En este país, desde Franco a Zetapé, los referendos se han utilizado o para metérsela doblada al nosabenocontesta o para torcer la opinión de quien lo que sabe no le gusta al preguntador. Quizá sólo las dos manipulaciones de Suárez (1976 y 1978) fueron claramente beneficiosas para todos, pues liquidaron el franquismo dando paso a un Estado de derecho. Pero éste de la llamada Constitución Europea me recuerda a posteriores plebiscitos de apoyo al gobierno de casa aprovechando que el Danubio pasa por Budapest, y ya sólo por eso el cuerpo me pide votar no el 20-F. Pero hay otra razón principal.
Se nos machaca con que este Tratado es un paso más en la construcción europea. Pues hablando de obras no pongamos el tejado sobre cimientos sin fraguar o el edificio acabará viniéndose abajo. Y uno de esos pilares flojos es esa Constitución nuestra tan superada, cuyo artículo 47 consagra el derecho de todos los españoles a una vivienda digna y condena expresamente la especulación del suelo. Sin embargo, los afortunados propietarios de fincas a punto de ser engullidas por el crecimiento urbano siguen frotándose las manos ante la porrada de millones gracias a los cuales la repercusión del astronómico precio del solar en el del piso superará al de la edificación, con lo que un montón de familias tendrán que hipotecar la mitad de los ingresos de toda su vida para que una sola se forre con el pelotazo.

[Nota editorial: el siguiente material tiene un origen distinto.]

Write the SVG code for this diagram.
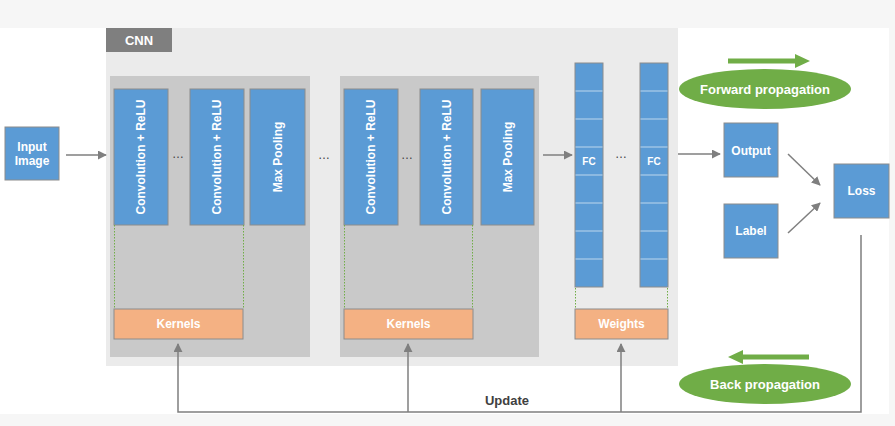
<svg xmlns="http://www.w3.org/2000/svg" width="895" height="426" viewBox="0 0 895 426">
<defs>
<style>
.blue{fill:#5b9bd5;stroke:#8c8c8c;stroke-width:1}
.orange{fill:#f4b183;stroke:#8c8c8c;stroke-width:1}
.t{font-family:"Liberation Sans",Arial,sans-serif;font-weight:bold;font-size:12px;fill:#ffffff;text-anchor:middle}
.dk{font-family:"Liberation Sans",Arial,sans-serif;font-weight:bold;font-size:13px;fill:#404040;text-anchor:middle}
.conn{stroke:#7f7f7f;stroke-width:1.5;fill:none}
.dot{stroke:#70ad47;stroke-width:1;stroke-dasharray:1.5,1.5;fill:none}
.div{stroke:#bdd7ee;stroke-width:1.2}
.dots{font-family:"Liberation Sans",Arial,sans-serif;font-size:12px;fill:#404040;text-anchor:middle}
</style>
<marker id="ah" viewBox="0 0 10 10" refX="9" refY="5" markerWidth="9" markerHeight="9" markerUnits="userSpaceOnUse" orient="auto">
<path d="M0,0 L10,5 L0,10 z" fill="#7f7f7f"/>
</marker>
</defs>
<rect x="0" y="0" width="895" height="426" fill="#f6f6f6"/>
<rect x="0" y="28" width="889" height="386" fill="#ffffff"/>

<g id="cnn">
<rect x="106" y="28" width="572" height="338" fill="#ebebeb"/>
<rect x="106" y="28" width="66" height="24" fill="#7f7f7f"/>
<text x="139" y="45" class="t" style="font-size:13px">CNN</text>
</g>

<g id="group1">
<rect x="110" y="76" width="200" height="281" fill="#c9c9c9"/>
</g>
<g id="group2">
<rect x="340" y="76" width="199" height="281" fill="#c9c9c9"/>
</g>

<g id="input">
<rect x="5" y="127" width="54" height="53" class="blue"/>
<text x="32" y="151" class="t">Input</text>
<text x="32" y="165" class="t">Image</text>
</g>

<g id="conv1">
<rect x="114" y="89" width="54" height="136" class="blue"/>
<text class="t" transform="translate(145,157) rotate(-90)">Convolution + ReLU</text>
</g>
<g id="conv2">
<rect x="190" y="89" width="54" height="136" class="blue"/>
<text class="t" transform="translate(221,157) rotate(-90)">Convolution + ReLU</text>
</g>
<g id="pool1">
<rect x="250" y="89" width="55" height="136" class="blue"/>
<text class="t" transform="translate(281.5,157) rotate(-90)">Max Pooling</text>
</g>
<g id="conv3">
<rect x="344" y="89" width="54" height="136" class="blue"/>
<text class="t" transform="translate(375,157) rotate(-90)">Convolution + ReLU</text>
</g>
<g id="conv4">
<rect x="420" y="89" width="53" height="136" class="blue"/>
<text class="t" transform="translate(450.5,157) rotate(-90)">Convolution + ReLU</text>
</g>
<g id="pool2">
<rect x="481" y="89" width="53" height="136" class="blue"/>
<text class="t" transform="translate(511.5,157) rotate(-90)">Max Pooling</text>
</g>

<g id="kernels1">
<path class="dot" d="M114.5,225 V309 M243.5,225 V309"/>
<rect x="114" y="309" width="129" height="30" class="orange"/>
<text x="178.5" y="328" class="t">Kernels</text>
</g>
<g id="kernels2">
<path class="dot" d="M344.5,225 V309 M472.5,225 V309"/>
<rect x="344" y="309" width="129" height="30" class="orange"/>
<text x="408.5" y="328" class="t">Kernels</text>
</g>

<g id="fc1">
<rect x="575" y="63" width="28" height="224" class="blue"/>
<path class="div" d="M575.5,91H602.5M575.5,119H602.5M575.5,147H602.5M575.5,175H602.5M575.5,203H602.5M575.5,231H602.5M575.5,259H602.5"/>
<text x="589" y="165" class="t" style="font-size:10px">FC</text>
</g>
<g id="fc2">
<rect x="640" y="63" width="28" height="224" class="blue"/>
<path class="div" d="M640.5,91H667.5M640.5,119H667.5M640.5,147H667.5M640.5,175H667.5M640.5,203H667.5M640.5,231H667.5M640.5,259H667.5"/>
<text x="654" y="165" class="t" style="font-size:10px">FC</text>
</g>
<g id="weights">
<path class="dot" d="M575.5,288 V309 M667.5,288 V309"/>
<rect x="575" y="309" width="93" height="30" class="orange"/>
<text x="621.5" y="328" class="t">Weights</text>
</g>

<g id="output">
<rect x="724" y="123" width="54" height="54" class="blue"/>
<text x="751" y="155" class="t">Output</text>
</g>
<g id="label">
<rect x="724" y="204" width="54" height="54" class="blue"/>
<text x="751" y="235" class="t">Label</text>
</g>
<g id="loss">
<rect x="834" y="164" width="55" height="54" class="blue"/>
<text x="861.5" y="195" class="t">Loss</text>
</g>

<g id="forward">
<line x1="728" y1="61" x2="796" y2="61" stroke="#70ad47" stroke-width="5"/>
<path d="M795,54 L810,61 L795,68 z" fill="#70ad47"/>
<ellipse cx="765" cy="89" rx="86" ry="20" fill="#70ad47"/>
<text x="765" y="93.5" class="t" style="font-size:13px">Forward propagation</text>
</g>
<g id="back">
<line x1="742" y1="357" x2="809" y2="357" stroke="#70ad47" stroke-width="5"/>
<path d="M743,350 L728,357 L743,364 z" fill="#70ad47"/>
<ellipse cx="765" cy="384" rx="86" ry="20" fill="#70ad47"/>
<text x="765" y="388.5" class="t" style="font-size:13px">Back propagation</text>
</g>

<g id="dots">
<text x="178" y="158" class="dots" fill="#404040">…</text>
<text x="324" y="159" class="dots" fill="#404040">…</text>
<text x="407" y="159" class="dots" fill="#404040">…</text>
<text x="621" y="158" class="dots" fill="#404040">…</text>
</g>

<g id="connectors">
<line x1="66" y1="155" x2="106" y2="155" class="conn" marker-end="url(#ah)"/>
<line x1="543" y1="155" x2="572" y2="155" class="conn" marker-end="url(#ah)"/>
<line x1="678" y1="154" x2="720" y2="154" class="conn" marker-end="url(#ah)"/>
<line x1="788" y1="154" x2="820" y2="185" class="conn" marker-end="url(#ah)"/>
<line x1="788" y1="233" x2="820" y2="203" class="conn" marker-end="url(#ah)"/>
<polyline points="861,235 861,412 178,412 178,344" class="conn" marker-end="url(#ah)"/>
<line x1="408" y1="412" x2="408" y2="344" class="conn" marker-end="url(#ah)"/>
<line x1="621" y1="412" x2="621" y2="344" class="conn" marker-end="url(#ah)"/>
<text x="507" y="405" class="dk">Update</text>
</g>
</svg>
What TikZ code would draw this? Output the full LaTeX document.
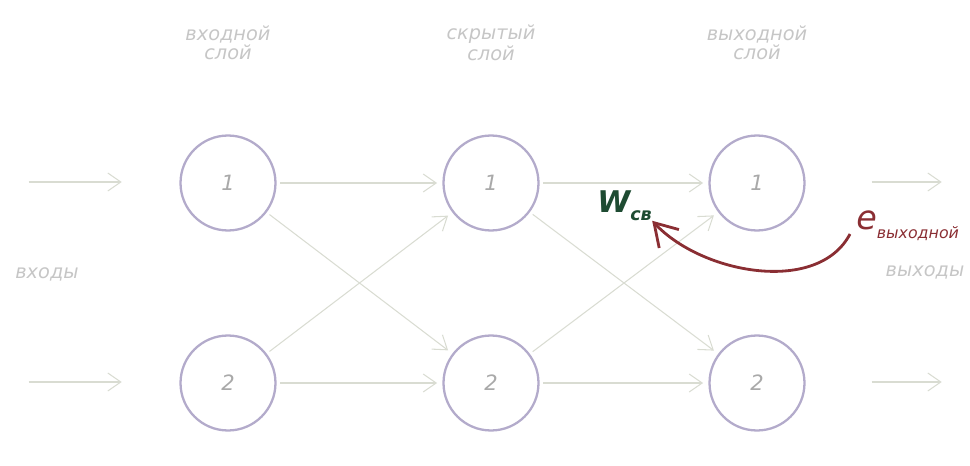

Pero es que, además de carísimas, nuestras viviendas están tan mal hechas que podemos oír hasta los gases que por vía oral o rectal tengan a bien expeler nuestros vecinos. Y esto ocurre igual con gobiernos de derecha que de izquierda incapaces de limitar el precio del suelo destinado a satisfacer una primera necesidad que es además un derecho constitucional básico. Así que para qué queremos una Super Carta Magna si la de aquí es papel mojado. Menos construcción europea y más construcción española, riojana o najerina digna, asequible y aislada como Dios manda. Cómo no vamos a sentir los pedos si los tabiques son una mierda, aunque la estemos pagando a precio de oro. Y contentos, que aún no los olemos.